The ANN model was developed to predict strength parameters in wet conditions using UCS, UPV, BTS in a dry condition, ρ, φ, and rock type information. Since the trends of the regressions to predict UCS from UPV for shale and sandstone are different, the coefficient of correlation (R = 0.99327) values obtained during the training of the network are exceptional. A comparative analysis between the measured and predicted values using SR, MR and ANN models is shown in figures 10 and 11 for sandstone and shale, respectively. In the 1:1 (x:y) scatter plot, it was observed that the predicted values from SR, MR and ANN model lie close to each other and the 1:1 line. Hence, the predicted values using the SR, MR and ANN models are statistically acceptable. The ANN model can predict multiple output parameters, while MR and SR models can only predict a single output parameter. Moreover, MR can incorporate multiple input (independent variable) parameters for better generalisation of the dataset, while SR uses only one independent variable for the prediction of the dependent variable.

Figure 10

Measured vs. estimated plots for (a) UCS, (b) UPV and (c) BTS in wet/saturated condition for sandstone samples.

Figure 11

Measured vs. estimated plots for (a) UCS, (b) UPV and (c) BTS in wet/saturated condition for shale samples.

Statistical parameters such as coefficient of determination (R²), root mean square error (RMSE) and mean absolute percentage error (MAPE) have been used to evaluate the statistical performance of the proposed models. The closer the value of R² to 1.0, the better the model, while the smaller the values of MAPE and RMSE, the better the model (table 4).

$$ {\text{RMSE}} = \sqrt {\frac{1}{n}\mathop \sum \limits_{i = 1}^{n} \left( {M_{i} - P_{i} } \right)^{2} } , $$

(30)

$$ {\text{MAPE}} = \frac{1}{n}\mathop \sum \limits_{i = 1}^{n} \left\{ {\frac{{\left| {M_{i} - P_{i} } \right|}}{{M_{i} }} \times 100} \right\}, $$

(31)

where M_i is the measured ith value, P_i is the ith predicted value, and n is the total number of iterations.

Table 4 Statistical performance of the used MR, ANN, and SR models.

6 Summary and conclusions

This paper was aimed to study the changes in strength behaviour under dry and water-saturated conditions of Lower Gondwana coal measure rocks of India. It was observed that the strength parameters reduced while the UPV increased when tested in a saturated condition relative to dry conditions. Empirical correlations were proposed between strength parameters and UPV for shales and sandstones under dry and saturated conditions.
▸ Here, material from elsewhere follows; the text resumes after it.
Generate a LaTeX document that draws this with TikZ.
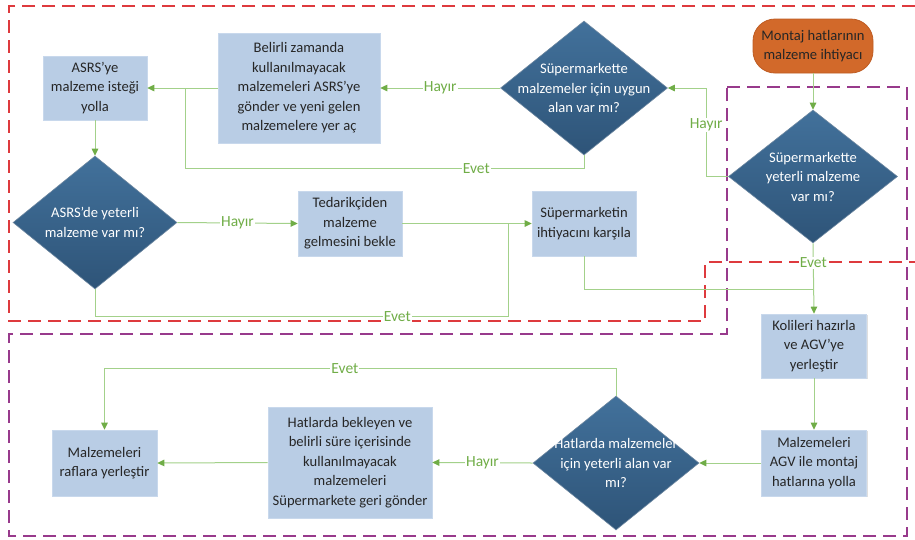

The obtained positive regression trends for shales have a steeper gradient than the regressions obtained for sandstones.

Positive correlations have been established between dry and saturated UCS and ρ, while negative correlations were established between dry and saturated UCS and φ for sandstone and shale rocks. The correlation between ∆_UPV–ρ and ∆_UPV–φ showed a negative and positive trend, respectively, for coal measure rocks. Similarly, changes in UCS and BTS have been observed to have a negative correlation with the φ, while it shows a positive correlation with the ρ of sandstone and shale samples.

Regressions to predict the strength parameters in saturated conditions from strength parameters in dry conditions have also been established. The correlation suggests that the change in strength parameters from dry to saturated condition is greater in weak samples than in strong samples. Similarly, relationship between UPV_dry–UPV_wet has also been proposed for coal measure rocks.

Finally, ANN, SR and MR models were used to predict strength parameters and UPV under saturated condition for coal measure rocks. The predicted values using ANN, SR and MR models were plotted in a 1:1 scatter plot against corresponding measured values and compared. ANN model was considered best, as it has the highest generalisation capacity of the dataset and predicts multiple output parameters.

The study presents empirical equations to predict the UCS, BTS and UPV in saturated conditions using the geomechanical, physical and dynamic properties in the dry conditions for sandstone and shale rocks of Lower Gondwana. The obtained regressions were compared with the regressions obtained in the previous studies, and a clear lithological control in the regressions was observed. The lithological control can also be seen between the regressions of sandstone and shale samples used in the present study. Therefore, it can be suggested that the regressions proposed for a particular rock type can only be used for that rock type only.